Print the records below word for word, but leave out the pictures.

* * * *

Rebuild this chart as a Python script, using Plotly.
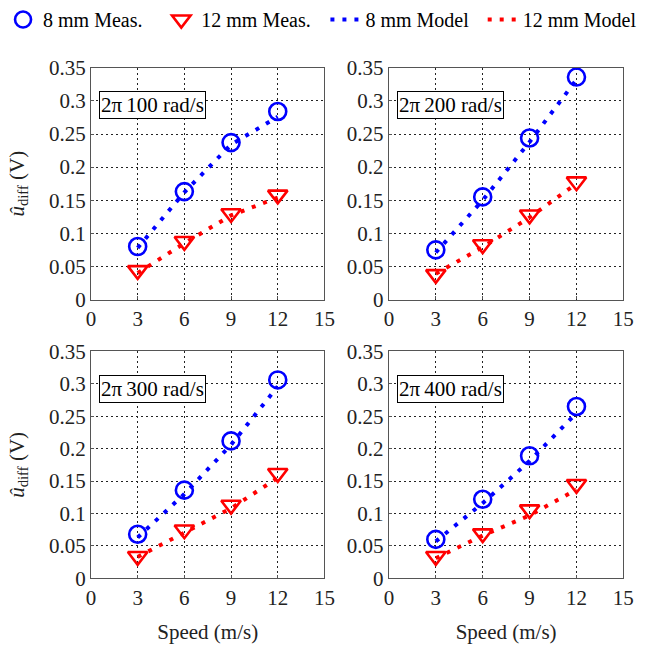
import plotly.graph_objects as go

speeds = [3, 6, 9, 12]
panel_labels = ["2π\u2009100 rad/s", "2π\u2009200 rad/s", "2π\u2009300 rad/s", "2π\u2009400 rad/s"]

meas_8mm = [
    [0.080, 0.163, 0.237, 0.284],
    [0.075, 0.155, 0.244, 0.336],
    [0.068, 0.136, 0.212, 0.306],
    [0.060, 0.122, 0.189, 0.265],
]
meas_12mm = [
    [0.044, 0.088, 0.130, 0.158],
    [0.038, 0.083, 0.128, 0.178],
    [0.034, 0.075, 0.113, 0.162],
    [0.034, 0.069, 0.106, 0.145],
]
model_8mm = [
    [0.078, 0.162, 0.234, 0.276],
    [0.071, 0.150, 0.238, 0.332],
    [0.063, 0.130, 0.206, 0.296],
    [0.057, 0.116, 0.181, 0.255],
]
model_12mm = [
    [0.040, 0.085, 0.127, 0.154],
    [0.039, 0.079, 0.124, 0.175],
    [0.033, 0.070, 0.108, 0.155],
    [0.031, 0.066, 0.097, 0.137],
]

x_ticks = [0, 3, 6, 9, 12, 15]
y_ticks = [0, 0.05, 0.1, 0.15, 0.2, 0.25, 0.3, 0.35]
y_ticktext = ["0", "0.05", "0.1", "0.15", "0.2", "0.25", "0.3", "0.35"]

W, H = 649, 648
FONT = "Liberation Serif"
FS = 21
BLUE = "#0000FF"
RED = "#FF0000"

# pixel boxes of the four panels: (left, right, top, bottom)
boxes = [(88, 327, 57, 298), (393, 633, 57, 298), (88, 327, 352, 588), (393, 633, 352, 588)]
# legend entry left edges (px)
legend_x_px = [-2, 160, 328, 489]

fig = go.Figure()
layout = dict(
    width=W, height=H,
    margin=dict(l=0, r=0, t=0, b=0),
    paper_bgcolor="white", plot_bgcolor="white",
    font=dict(family=FONT, size=FS, color="#222"),
    showlegend=True,
)
legend_names = ["legend", "legend2", "legend3", "legend4"]
for k, lx in enumerate(legend_x_px):
    layout[legend_names[k]] = dict(
        orientation="h", x=lx / W, y=1.021, xanchor="left", yanchor="top",
        font=dict(family=FONT, size=20, color="black"),
        bgcolor="rgba(0,0,0,0)")

annotations = []
for i in range(4):
    n = i + 1
    xa = "x" if n == 1 else f"x{n}"
    ya = "y" if n == 1 else f"y{n}"
    first = (i == 0)
    fig.add_trace(go.Scatter(
        x=speeds, y=meas_8mm[i], mode="markers", name="8 mm Meas.",
        legendgroup="m8", showlegend=first, legend="legend",
        marker=dict(symbol="circle-open", size=17, color=BLUE, line=dict(width=2.6, color=BLUE)),
        xaxis=xa, yaxis=ya))
    fig.add_trace(go.Scatter(
        x=speeds, y=meas_12mm[i], mode="markers", name="12 mm Meas.",
        legendgroup="m12", showlegend=first, legend="legend2",
        marker=dict(symbol="triangle-down-open", size=17, color=RED, line=dict(width=2.6, color=RED)),
        xaxis=xa, yaxis=ya))
    fig.add_trace(go.Scatter(
        x=speeds, y=model_8mm[i], mode="lines", name="8 mm Model",
        legendgroup="p8", showlegend=first, legend="legend3",
        line=dict(color=BLUE, width=4, dash="4px,8px"),
        xaxis=xa, yaxis=ya))
    fig.add_trace(go.Scatter(
        x=speeds, y=model_12mm[i], mode="lines", name="12 mm Model",
        legendgroup="p12", showlegend=first, legend="legend4",
        line=dict(color=RED, width=4, dash="4px,8px"),
        xaxis=xa, yaxis=ya))

    l, r, t, b = boxes[i]
    xdom = [l / W, r / W]
    ydom = [1 - b / H, 1 - t / H]
    bottom_row = i >= 2
    left_col = i % 2 == 0
    xkey = "xaxis" if n == 1 else f"xaxis{n}"
    ykey = "yaxis" if n == 1 else f"yaxis{n}"
    layout[xkey] = dict(
        domain=xdom, anchor=ya, range=[0, 15], tickvals=x_ticks,
        showgrid=True, gridcolor="#222", griddash="2px,3px", gridwidth=1,
        zeroline=False, showline=True, linecolor="#555", linewidth=1.2, mirror=True,
        ticks="inside", ticklen=3, tickcolor="#555",
        tickfont=dict(family=FONT, size=FS, color="#222"),
        title=dict(text="Speed (m/s)" if bottom_row else "", font=dict(family=FONT, size=FS, color="#222"), standoff=15),
    )
    layout[ykey] = dict(
        domain=ydom, anchor=xa, range=[0, 0.35], tickvals=y_ticks, ticktext=y_ticktext,
        showgrid=True, gridcolor="#222", griddash="2px,3px", gridwidth=1,
        zeroline=False, showline=True, linecolor="#555", linewidth=1.2, mirror=True,
        ticks="inside", ticklen=3, tickcolor="#555",
        tickfont=dict(family=FONT, size=FS, color="#222"),
        title=dict(text="<i>û</i><sub>diff</sub> (V)" if left_col else "",
                   font=dict(family=FONT, size=FS, color="#222"), standoff=18),
    )
    annotations.append(dict(
        xref=f"{xa} domain", yref=f"{ya} domain", x=0.033, y=0.898,
        xanchor="left", yanchor="top", text=panel_labels[i], showarrow=False,
        font=dict(family=FONT, size=FS, color="black"),
        bgcolor="white", bordercolor="black", borderwidth=1, borderpad=1))

layout["annotations"] = annotations
fig.update_layout(**layout)
fig.write_html("out.html")
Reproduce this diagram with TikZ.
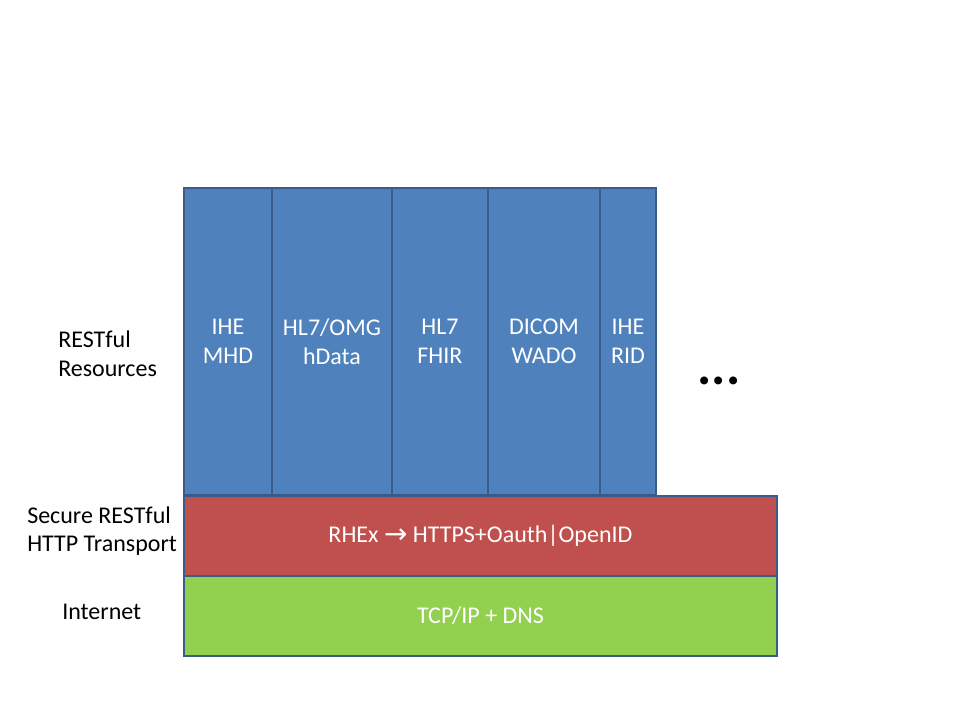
\documentclass[tikz,border=0pt]{standalone}
\usepackage{fontspec}
\setmainfont{Carlito}
\newfontfamily\symfont{DejaVu Sans}
\definecolor{rblue}{HTML}{4F81BD}
\definecolor{rred}{HTML}{C0504D}
\definecolor{rgreen}{HTML}{92D050}
\definecolor{rline}{HTML}{385D8A}
\begin{document}
\begin{tikzpicture}[x=0.75pt,y=-0.75pt,
  layer/.style={draw=rline, line width=1.5pt, text=white, align=center,
    font=\fontsize{18}{21.6}\selectfont, inner sep=0pt},
  col/.style={layer, fill=rblue, minimum height=230.25pt},
  lbl/.style={font=\fontsize{18}{21.6}\selectfont, inner sep=0pt}]
\useasboundingbox (0,0) rectangle (960,720);
% columns
\node[col, minimum width=66pt] (mhd) at (228,341.5) {IHE\\MHD};
\node[col, minimum width=90pt] (hdata) at (332,341.5) {HL7/OMG\\hData};
\node[col, minimum width=72pt] (fhir) at (440,341.5) {HL7\\FHIR};
\node[col, minimum width=84pt] (wado) at (544,341.5) {DICOM\\WADO};
\node[col, minimum width=42pt] (rid) at (628,341.5) {IHE\\RID};
% transport
\node[layer, fill=rred, minimum width=444.75pt, minimum height=60.75pt] (rhex) at (480.5,536)
  {RHEx {\symfont\fontsize{21}{21}\selectfont\raisebox{-0.5pt}{→}} HTTPS+Oauth|OpenID};
% internet
\node[layer, fill=rgreen, minimum width=444.75pt, minimum height=60pt] (tcp) at (480.5,616)
  {TCP/IP + DNS};
% ellipsis
\node[inner sep=0pt, font=\fontsize{40}{40}\bfseries\selectfont] (dots) at (719,381) {...};
% labels
\node[lbl, align=left, anchor=west] (res) at (58,354) {RESTful\\Resources};
\node[lbl, align=left, anchor=west] (sec) at (27,531) {Secure RESTful\\HTTP Transport};
\node[lbl, anchor=west] (inet) at (62,612) {Internet};
\end{tikzpicture}
\end{document}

* * * *

● **RESPONSE TO THE EXERCISE**:
Rebuild this chart as a Python script, using Plotly.
import plotly.graph_objects as go

speeds = [3, 6, 9, 12]
panel_labels = ["2π\u2009100 rad/s", "2π\u2009200 rad/s", "2π\u2009300 rad/s", "2π\u2009400 rad/s"]

meas_8mm = [
    [0.080, 0.163, 0.237, 0.284],
    [0.075, 0.155, 0.244, 0.336],
    [0.068, 0.136, 0.212, 0.306],
    [0.060, 0.122, 0.189, 0.265],
]
meas_12mm = [
    [0.044, 0.088, 0.130, 0.158],
    [0.038, 0.083, 0.128, 0.178],
    [0.034, 0.075, 0.113, 0.162],
    [0.034, 0.069, 0.106, 0.145],
]
model_8mm = [
    [0.078, 0.162, 0.234, 0.276],
    [0.071, 0.150, 0.238, 0.332],
    [0.063, 0.130, 0.206, 0.296],
    [0.057, 0.116, 0.181, 0.255],
]
model_12mm = [
    [0.040, 0.085, 0.127, 0.154],
    [0.039, 0.079, 0.124, 0.175],
    [0.033, 0.070, 0.108, 0.155],
    [0.031, 0.066, 0.097, 0.137],
]

x_ticks = [0, 3, 6, 9, 12, 15]
y_ticks = [0, 0.05, 0.1, 0.15, 0.2, 0.25, 0.3, 0.35]
y_ticktext = ["0", "0.05", "0.1", "0.15", "0.2", "0.25", "0.3", "0.35"]

W, H = 649, 648
FONT = "Liberation Serif"
FS = 21
BLUE = "#0000FF"
RED = "#FF0000"

# pixel boxes of the four panels: (left, right, top, bottom)
boxes = [(88, 327, 57, 298), (393, 633, 57, 298), (88, 327, 352, 588), (393, 633, 352, 588)]
# legend entry left edges (px)
legend_x_px = [-2, 160, 328, 489]

fig = go.Figure()
layout = dict(
    width=W, height=H,
    margin=dict(l=0, r=0, t=0, b=0),
    paper_bgcolor="white", plot_bgcolor="white",
    font=dict(family=FONT, size=FS, color="#222"),
    showlegend=True,
)
legend_names = ["legend", "legend2", "legend3", "legend4"]
for k, lx in enumerate(legend_x_px):
    layout[legend_names[k]] = dict(
        orientation="h", x=lx / W, y=1.021, xanchor="left", yanchor="top",
        font=dict(family=FONT, size=20, color="black"),
        bgcolor="rgba(0,0,0,0)")

annotations = []
for i in range(4):
    n = i + 1
    xa = "x" if n == 1 else f"x{n}"
    ya = "y" if n == 1 else f"y{n}"
    first = (i == 0)
    fig.add_trace(go.Scatter(
        x=speeds, y=meas_8mm[i], mode="markers", name="8 mm Meas.",
        legendgroup="m8", showlegend=first, legend="legend",
        marker=dict(symbol="circle-open", size=17, color=BLUE, line=dict(width=2.6, color=BLUE)),
        xaxis=xa, yaxis=ya))
    fig.add_trace(go.Scatter(
        x=speeds, y=meas_12mm[i], mode="markers", name="12 mm Meas.",
        legendgroup="m12", showlegend=first, legend="legend2",
        marker=dict(symbol="triangle-down-open", size=17, color=RED, line=dict(width=2.6, color=RED)),
        xaxis=xa, yaxis=ya))
    fig.add_trace(go.Scatter(
        x=speeds, y=model_8mm[i], mode="lines", name="8 mm Model",
        legendgroup="p8", showlegend=first, legend="legend3",
        line=dict(color=BLUE, width=4, dash="4px,8px"),
        xaxis=xa, yaxis=ya))
    fig.add_trace(go.Scatter(
        x=speeds, y=model_12mm[i], mode="lines", name="12 mm Model",
        legendgroup="p12", showlegend=first, legend="legend4",
        line=dict(color=RED, width=4, dash="4px,8px"),
        xaxis=xa, yaxis=ya))

    l, r, t, b = boxes[i]
    xdom = [l / W, r / W]
    ydom = [1 - b / H, 1 - t / H]
    bottom_row = i >= 2
    left_col = i % 2 == 0
    xkey = "xaxis" if n == 1 else f"xaxis{n}"
    ykey = "yaxis" if n == 1 else f"yaxis{n}"
    layout[xkey] = dict(
        domain=xdom, anchor=ya, range=[0, 15], tickvals=x_ticks,
        showgrid=True, gridcolor="#222", griddash="2px,3px", gridwidth=1,
        zeroline=False, showline=True, linecolor="#555", linewidth=1.2, mirror=True,
        ticks="inside", ticklen=3, tickcolor="#555",
        tickfont=dict(family=FONT, size=FS, color="#222"),
        title=dict(text="Speed (m/s)" if bottom_row else "", font=dict(family=FONT, size=FS, color="#222"), standoff=15),
    )
    layout[ykey] = dict(
        domain=ydom, anchor=xa, range=[0, 0.35], tickvals=y_ticks, ticktext=y_ticktext,
        showgrid=True, gridcolor="#222", griddash="2px,3px", gridwidth=1,
        zeroline=False, showline=True, linecolor="#555", linewidth=1.2, mirror=True,
        ticks="inside", ticklen=3, tickcolor="#555",
        tickfont=dict(family=FONT, size=FS, color="#222"),
        title=dict(text="<i>û</i><sub>diff</sub> (V)" if left_col else "",
                   font=dict(family=FONT, size=FS, color="#222"), standoff=18),
    )
    annotations.append(dict(
        xref=f"{xa} domain", yref=f"{ya} domain", x=0.033, y=0.898,
        xanchor="left", yanchor="top", text=panel_labels[i], showarrow=False,
        font=dict(family=FONT, size=FS, color="black"),
        bgcolor="white", bordercolor="black", borderwidth=1, borderpad=1))

layout["annotations"] = annotations
fig.update_layout(**layout)
fig.write_html("out.html")
Reproduce this diagram with TikZ.
\documentclass[tikz,border=0pt]{standalone}
\usepackage{fontspec}
\setmainfont{Carlito}
\newfontfamily\symfont{DejaVu Sans}
\definecolor{rblue}{HTML}{4F81BD}
\definecolor{rred}{HTML}{C0504D}
\definecolor{rgreen}{HTML}{92D050}
\definecolor{rline}{HTML}{385D8A}
\begin{document}
\begin{tikzpicture}[x=0.75pt,y=-0.75pt,
  layer/.style={draw=rline, line width=1.5pt, text=white, align=center,
    font=\fontsize{18}{21.6}\selectfont, inner sep=0pt},
  col/.style={layer, fill=rblue, minimum height=230.25pt},
  lbl/.style={font=\fontsize{18}{21.6}\selectfont, inner sep=0pt}]
\useasboundingbox (0,0) rectangle (960,720);
% columns
\node[col, minimum width=66pt] (mhd) at (228,341.5) {IHE\\MHD};
\node[col, minimum width=90pt] (hdata) at (332,341.5) {HL7/OMG\\hData};
\node[col, minimum width=72pt] (fhir) at (440,341.5) {HL7\\FHIR};
\node[col, minimum width=84pt] (wado) at (544,341.5) {DICOM\\WADO};
\node[col, minimum width=42pt] (rid) at (628,341.5) {IHE\\RID};
% transport
\node[layer, fill=rred, minimum width=444.75pt, minimum height=60.75pt] (rhex) at (480.5,536)
  {RHEx {\symfont\fontsize{21}{21}\selectfont\raisebox{-0.5pt}{→}} HTTPS+Oauth|OpenID};
% internet
\node[layer, fill=rgreen, minimum width=444.75pt, minimum height=60pt] (tcp) at (480.5,616)
  {TCP/IP + DNS};
% ellipsis
\node[inner sep=0pt, font=\fontsize{40}{40}\bfseries\selectfont] (dots) at (719,381) {...};
% labels
\node[lbl, align=left, anchor=west] (res) at (58,354) {RESTful\\Resources};
\node[lbl, align=left, anchor=west] (sec) at (27,531) {Secure RESTful\\HTTP Transport};
\node[lbl, anchor=west] (inet) at (62,612) {Internet};
\end{tikzpicture}
\end{document}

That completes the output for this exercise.